Putting sex on the agenda is easy bit
WHEN it comes to teaching students the rules around sexual consent, the easy part is deciding to put it on the curriculum.
What will be much more challenging is ensuring that all schools take it on board and that teachers are competent and comfortable discussing it with their pupils.
A new legal definition of consent is included in the Sexual Offences Act, which passed into law last year, and gives plenty of scope for teasing out the issues with a room full of curious adolescents.
However, experience of more than 20 years of relationships and sexuality education (RSE) being on the curriculum in Irish schools shows that practice and quality vary.
Although RSE is mandatory at both primary and post-primary level, as recently as 2015 some 11pc of second-level schools were still in the process of developing a policy on it, and 2pc had nothing in place.
At primary school level, 5pc were in development and 1pc had none.
Figures like 1pc and 2pc may seem insignificant, and it doesn’t mean they were not delivering some RSE.
But it does indicate a lack of enthusiasm.
In terms of primary schools, 1pc is about 30 schools – and all the pupils who have gone through their doors over 20-plus years.

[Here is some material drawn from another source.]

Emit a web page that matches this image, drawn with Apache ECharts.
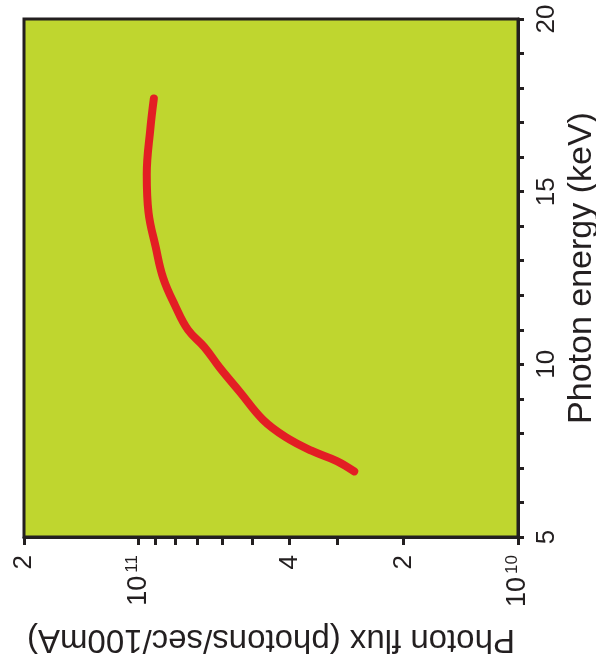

At second-level, 2pc would amount to up to 15 schools, and thousands of pupils over the years.
At a hearing of the Oireachtas Committee on the Eighth Amendment last November, Eamonn Moran, a senior official in the Department of Education’s curriculum and assessment policy unit, acknowledged
the challenges to achieving high quality in the provision of RSE across the system.
As well as the schools where an RSE policy has not been developed or where there was insufficient engagement with parents on the policy and programme, he pointed to issues relating to the competency and confidence of teachers.
Shortcomings in the delivery of RSE may be highlighted in school inspection reports.
One recent report on Clonkeen College, a boys’ school in south Dublin, found that while there was a policy for RSE in place, there was no plan for its delivery.
“The evidence accrued during the evaluation indicated that RSE is not delivered in a systematic manner,” the inspectors said.
Inspectors also found that there had been no engagement with continuing professional development (CPD) for teachers of junior cycle social, personal and health education (SPHE), into which RSE fits.
One teacher reported having undertaken CPD for SPHE and RSE some years ago. But they were not currently involved in the delivery of either programme.
Another recent inspection, at the co-educational post primary school Largy College, in Co Cavan, found that the school delivers a comprehensive RSE programme to transition year students and a module for students doing the Leaving Cert Applied.
However, it highlighted “significant weaknesses” around the delivery of RSE for fifth and sixth years.